Chapter 17 of the Java Language Specification defines the happens-before relation on memory operations such as reads and writes of shared variables. The results of a write by one thread are guaranteed to be visible to a read by another thread only if the write operation happens-before the read operation. The synchronized and volatile constructs, as well as the Thread.start() and Thread.join() methods, can form happens-before relationships. In particular:

• Each action in a thread happens-before every action in that thread that comes later in the program's order.

• An unlock (synchronized block or method exit) of a monitor happens-before every subsequent lock (synchronized block or method entry) of that same monitor. And because the happens-before relation is transitive, all actions of a thread prior to unlocking happen-before all actions subsequent to any thread locking that monitor.

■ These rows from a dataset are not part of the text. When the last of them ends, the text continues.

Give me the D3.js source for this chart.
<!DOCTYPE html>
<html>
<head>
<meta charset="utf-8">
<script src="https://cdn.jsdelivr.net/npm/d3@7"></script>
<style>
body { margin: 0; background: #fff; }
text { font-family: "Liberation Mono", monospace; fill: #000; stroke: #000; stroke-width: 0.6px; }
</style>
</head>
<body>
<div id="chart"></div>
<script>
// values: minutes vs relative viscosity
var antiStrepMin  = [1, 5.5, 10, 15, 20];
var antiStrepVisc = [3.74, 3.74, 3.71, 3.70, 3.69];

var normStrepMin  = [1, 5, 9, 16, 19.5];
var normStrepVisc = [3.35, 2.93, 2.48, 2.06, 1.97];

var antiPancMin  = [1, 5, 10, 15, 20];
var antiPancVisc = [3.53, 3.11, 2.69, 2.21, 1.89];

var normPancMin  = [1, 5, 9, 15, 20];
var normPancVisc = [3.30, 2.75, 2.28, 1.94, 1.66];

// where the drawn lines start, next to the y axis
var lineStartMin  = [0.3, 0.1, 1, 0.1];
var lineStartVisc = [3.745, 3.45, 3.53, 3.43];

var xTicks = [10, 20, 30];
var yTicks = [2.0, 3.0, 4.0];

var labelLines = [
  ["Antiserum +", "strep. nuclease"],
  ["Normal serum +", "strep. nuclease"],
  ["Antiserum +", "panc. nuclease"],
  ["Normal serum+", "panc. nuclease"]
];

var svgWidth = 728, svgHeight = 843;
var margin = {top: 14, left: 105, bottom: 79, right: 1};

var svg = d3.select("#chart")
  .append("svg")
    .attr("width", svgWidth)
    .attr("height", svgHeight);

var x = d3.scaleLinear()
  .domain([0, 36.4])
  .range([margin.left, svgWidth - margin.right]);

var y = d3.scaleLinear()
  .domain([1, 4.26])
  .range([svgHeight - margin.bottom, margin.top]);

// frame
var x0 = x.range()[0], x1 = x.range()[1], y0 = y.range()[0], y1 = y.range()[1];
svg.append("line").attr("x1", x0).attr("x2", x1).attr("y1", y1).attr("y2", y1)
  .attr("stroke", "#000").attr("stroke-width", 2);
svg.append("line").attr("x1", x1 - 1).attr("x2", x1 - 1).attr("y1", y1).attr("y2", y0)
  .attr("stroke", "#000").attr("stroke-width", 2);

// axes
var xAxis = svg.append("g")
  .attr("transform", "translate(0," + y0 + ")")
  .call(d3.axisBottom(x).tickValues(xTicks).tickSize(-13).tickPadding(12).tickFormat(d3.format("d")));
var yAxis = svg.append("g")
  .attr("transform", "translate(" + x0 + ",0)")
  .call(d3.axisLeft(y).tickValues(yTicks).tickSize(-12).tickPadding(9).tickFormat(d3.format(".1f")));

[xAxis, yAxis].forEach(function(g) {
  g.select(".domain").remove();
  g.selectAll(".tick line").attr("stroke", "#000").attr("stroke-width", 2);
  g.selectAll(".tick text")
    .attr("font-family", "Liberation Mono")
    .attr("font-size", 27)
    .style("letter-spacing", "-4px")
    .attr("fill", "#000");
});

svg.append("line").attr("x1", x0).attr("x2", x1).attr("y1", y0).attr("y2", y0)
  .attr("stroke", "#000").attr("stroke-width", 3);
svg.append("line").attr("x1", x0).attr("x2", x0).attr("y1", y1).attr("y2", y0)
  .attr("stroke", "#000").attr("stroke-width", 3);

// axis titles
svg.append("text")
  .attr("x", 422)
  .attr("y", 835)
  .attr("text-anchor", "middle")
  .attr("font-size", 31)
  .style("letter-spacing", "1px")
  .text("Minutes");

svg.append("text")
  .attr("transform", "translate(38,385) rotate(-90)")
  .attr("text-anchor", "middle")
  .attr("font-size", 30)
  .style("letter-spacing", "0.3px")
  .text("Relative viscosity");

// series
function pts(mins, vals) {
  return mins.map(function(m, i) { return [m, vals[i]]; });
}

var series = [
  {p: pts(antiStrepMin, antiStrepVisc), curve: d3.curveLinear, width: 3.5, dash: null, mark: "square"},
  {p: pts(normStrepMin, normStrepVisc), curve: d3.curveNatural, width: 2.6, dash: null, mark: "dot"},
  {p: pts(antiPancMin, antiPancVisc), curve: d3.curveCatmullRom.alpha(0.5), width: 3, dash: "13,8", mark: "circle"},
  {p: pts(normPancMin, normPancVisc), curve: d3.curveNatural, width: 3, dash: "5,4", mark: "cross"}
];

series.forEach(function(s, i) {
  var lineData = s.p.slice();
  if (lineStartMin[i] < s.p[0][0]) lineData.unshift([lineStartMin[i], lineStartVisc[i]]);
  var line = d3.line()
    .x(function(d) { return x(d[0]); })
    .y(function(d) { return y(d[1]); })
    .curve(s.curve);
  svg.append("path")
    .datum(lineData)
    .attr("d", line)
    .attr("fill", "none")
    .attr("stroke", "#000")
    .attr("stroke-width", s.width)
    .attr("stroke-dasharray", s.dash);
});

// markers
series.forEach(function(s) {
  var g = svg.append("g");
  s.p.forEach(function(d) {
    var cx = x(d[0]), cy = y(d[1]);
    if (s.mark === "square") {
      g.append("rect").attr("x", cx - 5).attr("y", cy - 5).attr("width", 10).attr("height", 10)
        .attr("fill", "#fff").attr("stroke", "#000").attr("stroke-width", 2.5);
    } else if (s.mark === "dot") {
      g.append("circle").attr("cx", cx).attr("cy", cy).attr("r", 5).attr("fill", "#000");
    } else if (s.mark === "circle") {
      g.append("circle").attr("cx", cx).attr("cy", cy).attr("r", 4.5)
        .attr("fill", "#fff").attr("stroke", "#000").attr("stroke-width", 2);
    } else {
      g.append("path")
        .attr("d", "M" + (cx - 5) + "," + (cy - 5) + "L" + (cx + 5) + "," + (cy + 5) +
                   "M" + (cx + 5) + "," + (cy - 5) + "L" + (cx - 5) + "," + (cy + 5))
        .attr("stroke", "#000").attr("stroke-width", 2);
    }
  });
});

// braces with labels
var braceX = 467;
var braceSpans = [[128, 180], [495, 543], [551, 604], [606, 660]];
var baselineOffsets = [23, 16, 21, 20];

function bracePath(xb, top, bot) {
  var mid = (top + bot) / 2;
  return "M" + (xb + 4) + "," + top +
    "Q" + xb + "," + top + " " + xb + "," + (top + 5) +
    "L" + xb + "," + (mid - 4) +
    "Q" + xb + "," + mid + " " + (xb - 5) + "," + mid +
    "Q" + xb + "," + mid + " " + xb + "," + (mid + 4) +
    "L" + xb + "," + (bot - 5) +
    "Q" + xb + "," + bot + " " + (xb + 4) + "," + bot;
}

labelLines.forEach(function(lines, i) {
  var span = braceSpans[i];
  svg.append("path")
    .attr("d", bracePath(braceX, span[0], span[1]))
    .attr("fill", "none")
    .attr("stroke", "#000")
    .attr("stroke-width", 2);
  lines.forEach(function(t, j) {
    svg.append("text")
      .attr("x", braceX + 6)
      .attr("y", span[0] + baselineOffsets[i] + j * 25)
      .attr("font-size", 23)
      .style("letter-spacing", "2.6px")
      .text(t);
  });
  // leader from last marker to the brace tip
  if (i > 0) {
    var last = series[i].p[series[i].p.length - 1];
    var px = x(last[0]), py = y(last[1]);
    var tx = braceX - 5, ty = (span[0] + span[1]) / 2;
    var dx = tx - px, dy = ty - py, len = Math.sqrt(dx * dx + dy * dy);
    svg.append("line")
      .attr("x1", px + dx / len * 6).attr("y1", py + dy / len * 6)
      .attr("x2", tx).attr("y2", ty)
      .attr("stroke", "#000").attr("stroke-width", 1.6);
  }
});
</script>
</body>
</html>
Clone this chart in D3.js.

• A write to a volatile field happens-before every subsequent read of that same field. Writes and reads of volatile fields have similar memory consistency effects as entering and exiting monitors, but do not entail mutual exclusion locking.

• A call to start on a thread happens-before any action in the started thread.

• All actions in a thread happen-before any other thread successfully returns from a join on that thread.

Basically it's true, but actually the problem is more complex. Visibility of shared data can be affected not only by CPU caches, but also by out-of-order execution of instructions.

Therefore Java defines a Memory Model, that states under which circumstances threads can see consistent state of the shared data.

In your particular case, adding volatile guarantees visibility.